Hacker News new | ask | show | jobs
by j_bum 347 days ago
This is a good counterpoint that I hadn’t considered, honestly.

That even if a show is apolitical (or mostly apolitical like TAL), it will inherently have some political bias because the creators are inherently biased.

This will create a “niche” for the show, whether it’s intentional or not. Thanks for expanding my perspective on this.

Reminds me of a recent quote from a scientist interviewed by the NYT, who said that science is inherently political, because the system and people it’s built on are political.

2 comments

Its not just about the creators bias. Any communication needs to be interpreted by sender and reciever and when that interpretation differs, communication starts to fail.

Recievers of such messages might see it as political when you speak about covid/masks, climate change, etc. no matter how hard you try to be unbiased.

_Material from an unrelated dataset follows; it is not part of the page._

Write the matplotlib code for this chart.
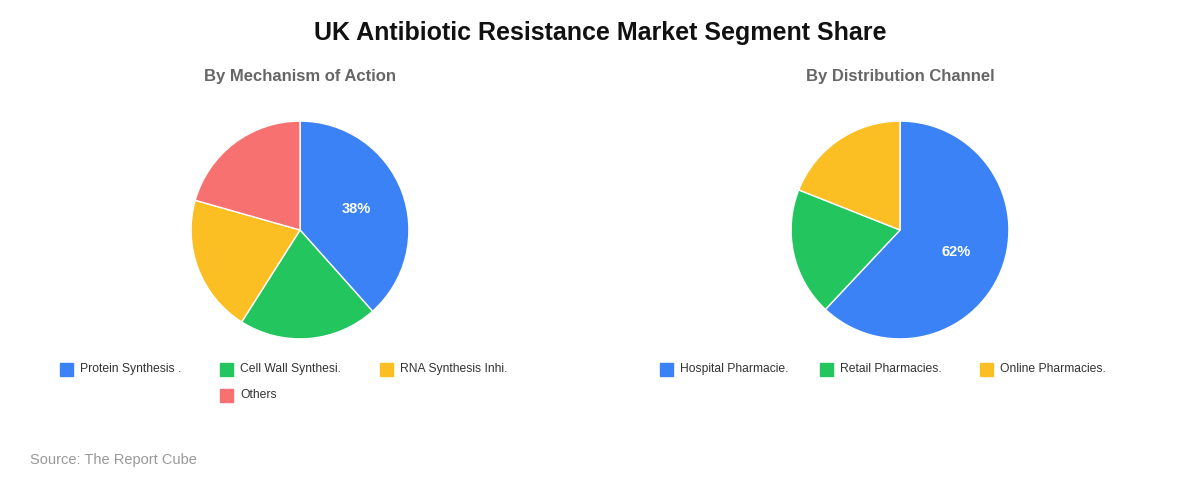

Unfortunately, anything can be a political symbol and you can either choose to accept their bias and avoid the symbol to stay "apolitical" or accept the "niche" you have been put into.

"99% of climatologist agree on ... yet, joining us, guru shananda, opposing it with equal air time" is a noble but net-negative attempt to address that bias.

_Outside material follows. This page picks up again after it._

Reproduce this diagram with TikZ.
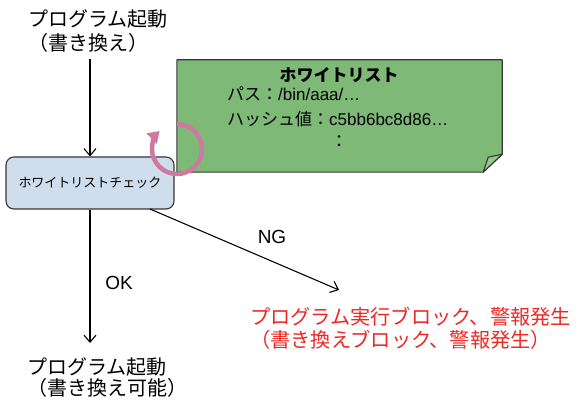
\documentclass[tikz,border=0pt]{standalone}
\usepackage{fontspec}
\setmainfont{Noto Sans CJK JP}
\newfontfamily\lat{Liberation Sans}
\usetikzlibrary{arrows.meta,calc}
\definecolor{notegreen}{RGB}{126,185,120}
\definecolor{foldgreen}{RGB}{150,200,140}
\definecolor{boxblue}{RGB}{207,221,237}
\definecolor{edgegray}{RGB}{55,55,55}
\definecolor{arcpink}{RGB}{204,122,160}
\definecolor{alertred}{RGB}{236,40,36}
\begin{document}
\begin{tikzpicture}[x=1pt,y=-1pt,
  arr/.style={draw=black, line width=1.1pt, -{Straight Barb[length=7pt,width=12pt]}},
  lbl/.style={inner sep=0pt, align=left, anchor=west},
  latlbl/.style={inner sep=0pt, font=\lat\fontsize{19}{22}\selectfont},
  chkbox/.style={draw=edgegray, line width=1.1pt, fill=boxblue, rounded corners=8pt,
    minimum width=168pt, minimum height=52pt, inner sep=0pt, font=\fontsize{13}{15}\selectfont},
  notebody/.style={fill=notegreen, draw=edgegray, line width=1.1pt, line join=round},
  pinkarc/.style={draw=arcpink, line width=4.5pt, -{Triangle[length=11pt,width=14pt]}}
]
\useasboundingbox (0,0) rectangle (579,406);

% texts
\node[lbl, font=\fontsize{20}{24}\selectfont] (top) at (28,31) {プログラム起動\\（書き換え）};
\node[chkbox] (chk) at (90,183) {ホワイトリストチェック};
\node[lbl, font=\fontsize{20}{21}\selectfont] (bot) at (27,377.5) {プログラム起動\\（書き換え可能）};
\node[lbl, font=\fontsize{20.2}{23}\selectfont, text=alertred] (res) at (250,328.5) {プログラム実行ブロック、警報発生\\（書き換えブロック、警報発生）};

% white list note
\node[minimum width=325pt, minimum height=112pt, inner sep=0pt] (wl) at (339.5,116) {};
\path[notebody] (wl.north west) -- (wl.north east) -- ($(wl.south east)+(0,-18)$)
  -- ($(wl.south east)+(-19,0)$) -- (wl.south west) -- cycle;
\path[notebody, fill=foldgreen] ($(wl.south east)+(-19,0)$) -- ($(wl.south east)+(0,-18)$)
  -- ($(wl.south east)+(-14,-15)$) -- cycle;
\node[inner sep=0pt, font=\bfseries\fontsize{17}{20}\selectfont] (title) at (339,75) {ホワイトリスト};
\node[lbl, font=\fontsize{17}{25}\selectfont] (body) at (227,106.5) {パス：{\lat /bin/aaa/…}\\ハッシュ値：{\lat c5bb6bc8d86…}};
\node[inner sep=0pt, font=\fontsize{17}{20}\selectfont] (dots) at (339,142) {：};

% connectors
\coordinate (s1) at (90,59);
\coordinate (e2) at (90,343);
\coordinate (s3) at (150,209);
\coordinate (e3) at (339,290);
\draw[arr] (s1) -- (chk);
\draw[arr] (chk) -- (e2);
\draw[arr] (s3) -- (e3);
\node[latlbl] (ok) at (119,283) {OK};
\node[latlbl] (ng) at (272,237) {NG};

% circular arrow
\draw[pinkarc] (177,124) arc[start angle=-90, end angle=226, radius=25];
\end{tikzpicture}
\end{document}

> That even if a show is apolitical (or mostly apolitical like TAL), it will inherently have some political bias because the creators are inherently biased.

I agree, but I'd extend with one other observation: a show can be rigorously unbiased in its coverage of any particular topic, but extremely biased in the decision of what to cover. The "editorial whitespace" is almost invisible, but perhaps more important than what gets covered. If you never cover the good points of the other side, its easier to make them look like uneducated extremists.

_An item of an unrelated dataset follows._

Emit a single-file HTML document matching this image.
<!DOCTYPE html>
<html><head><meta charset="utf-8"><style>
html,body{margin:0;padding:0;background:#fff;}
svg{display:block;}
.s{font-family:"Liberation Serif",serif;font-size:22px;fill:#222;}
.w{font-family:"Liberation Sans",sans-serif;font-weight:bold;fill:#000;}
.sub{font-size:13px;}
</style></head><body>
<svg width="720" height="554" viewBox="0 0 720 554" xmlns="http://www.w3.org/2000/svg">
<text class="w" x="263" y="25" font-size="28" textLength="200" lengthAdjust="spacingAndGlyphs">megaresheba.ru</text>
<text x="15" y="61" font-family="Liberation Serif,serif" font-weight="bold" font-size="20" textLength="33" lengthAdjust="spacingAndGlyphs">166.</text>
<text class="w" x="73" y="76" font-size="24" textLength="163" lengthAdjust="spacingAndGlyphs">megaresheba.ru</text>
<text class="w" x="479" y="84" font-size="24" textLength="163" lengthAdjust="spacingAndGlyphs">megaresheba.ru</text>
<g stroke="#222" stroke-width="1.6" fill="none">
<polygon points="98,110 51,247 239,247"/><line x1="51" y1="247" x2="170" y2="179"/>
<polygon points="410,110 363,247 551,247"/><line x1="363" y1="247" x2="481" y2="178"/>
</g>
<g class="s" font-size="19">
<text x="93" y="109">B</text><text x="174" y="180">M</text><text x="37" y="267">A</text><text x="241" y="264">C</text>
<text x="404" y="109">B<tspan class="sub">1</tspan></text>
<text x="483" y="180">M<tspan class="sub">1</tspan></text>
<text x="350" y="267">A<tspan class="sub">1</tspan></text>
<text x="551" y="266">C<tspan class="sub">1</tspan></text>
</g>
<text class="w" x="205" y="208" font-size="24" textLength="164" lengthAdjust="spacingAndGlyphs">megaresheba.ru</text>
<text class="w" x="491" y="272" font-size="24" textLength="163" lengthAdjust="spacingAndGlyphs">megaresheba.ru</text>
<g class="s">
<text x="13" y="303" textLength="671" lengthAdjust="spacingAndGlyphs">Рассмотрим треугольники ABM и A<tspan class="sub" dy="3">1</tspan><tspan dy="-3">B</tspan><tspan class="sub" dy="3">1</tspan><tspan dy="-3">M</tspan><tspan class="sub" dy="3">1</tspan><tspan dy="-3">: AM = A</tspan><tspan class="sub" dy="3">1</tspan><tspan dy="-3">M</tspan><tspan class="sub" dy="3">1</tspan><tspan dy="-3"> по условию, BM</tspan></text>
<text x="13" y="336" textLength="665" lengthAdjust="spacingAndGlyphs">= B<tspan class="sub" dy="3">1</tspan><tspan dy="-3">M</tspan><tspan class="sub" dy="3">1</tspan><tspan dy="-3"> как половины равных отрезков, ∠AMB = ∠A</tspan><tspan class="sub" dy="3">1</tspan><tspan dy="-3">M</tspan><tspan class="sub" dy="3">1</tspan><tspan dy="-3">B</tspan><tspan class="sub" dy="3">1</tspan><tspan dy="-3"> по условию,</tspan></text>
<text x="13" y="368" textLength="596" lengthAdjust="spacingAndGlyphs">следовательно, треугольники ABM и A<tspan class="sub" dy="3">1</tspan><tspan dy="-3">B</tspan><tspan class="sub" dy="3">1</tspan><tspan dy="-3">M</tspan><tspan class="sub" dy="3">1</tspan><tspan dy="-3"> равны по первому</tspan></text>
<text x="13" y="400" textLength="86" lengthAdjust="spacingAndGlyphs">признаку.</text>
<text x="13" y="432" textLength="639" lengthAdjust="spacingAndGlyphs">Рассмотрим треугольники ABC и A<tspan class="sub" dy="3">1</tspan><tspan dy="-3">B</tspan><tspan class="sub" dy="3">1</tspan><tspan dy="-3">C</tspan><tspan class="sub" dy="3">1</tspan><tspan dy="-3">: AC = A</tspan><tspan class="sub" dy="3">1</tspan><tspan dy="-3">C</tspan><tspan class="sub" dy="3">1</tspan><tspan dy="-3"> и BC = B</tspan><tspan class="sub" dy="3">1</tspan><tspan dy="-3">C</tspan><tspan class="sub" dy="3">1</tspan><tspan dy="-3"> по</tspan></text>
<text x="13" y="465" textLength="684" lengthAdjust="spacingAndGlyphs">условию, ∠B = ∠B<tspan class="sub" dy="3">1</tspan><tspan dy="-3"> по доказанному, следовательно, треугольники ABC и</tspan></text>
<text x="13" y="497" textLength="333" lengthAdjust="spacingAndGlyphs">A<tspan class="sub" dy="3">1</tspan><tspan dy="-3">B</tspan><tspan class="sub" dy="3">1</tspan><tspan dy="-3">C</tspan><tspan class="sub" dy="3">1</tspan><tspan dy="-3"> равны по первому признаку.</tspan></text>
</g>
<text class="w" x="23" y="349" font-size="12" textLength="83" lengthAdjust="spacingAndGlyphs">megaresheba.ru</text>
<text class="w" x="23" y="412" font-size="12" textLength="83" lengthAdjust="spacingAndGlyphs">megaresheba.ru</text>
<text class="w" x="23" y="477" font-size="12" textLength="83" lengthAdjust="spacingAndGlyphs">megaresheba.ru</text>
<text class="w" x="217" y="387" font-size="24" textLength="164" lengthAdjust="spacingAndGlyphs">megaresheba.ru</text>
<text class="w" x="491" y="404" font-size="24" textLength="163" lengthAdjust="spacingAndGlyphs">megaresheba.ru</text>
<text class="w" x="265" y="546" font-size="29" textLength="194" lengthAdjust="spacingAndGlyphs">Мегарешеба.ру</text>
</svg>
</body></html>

For example, while writing one of the other comments on this thread I wondered what a "TAL for conservatives" would look like, and it started to become interesting. While I'm sure that a great many people on the right would initially react harshly to the stereotypical affectations of TAL (tinkly emo music, emotional narratives, soft speech, etc.), you could easily imagine a show where you borrowed this style, and applied it to stories about families losing their multi-generation business to overregulation, bureaucratic interactions with big government, veterans affairs, etc. It could even be quite powerful, because there's clearly a human story that drives all forms of political belief.

TAL touches on some of this, but I bet there's more than enough content to fill a TAL-sized niche on the right.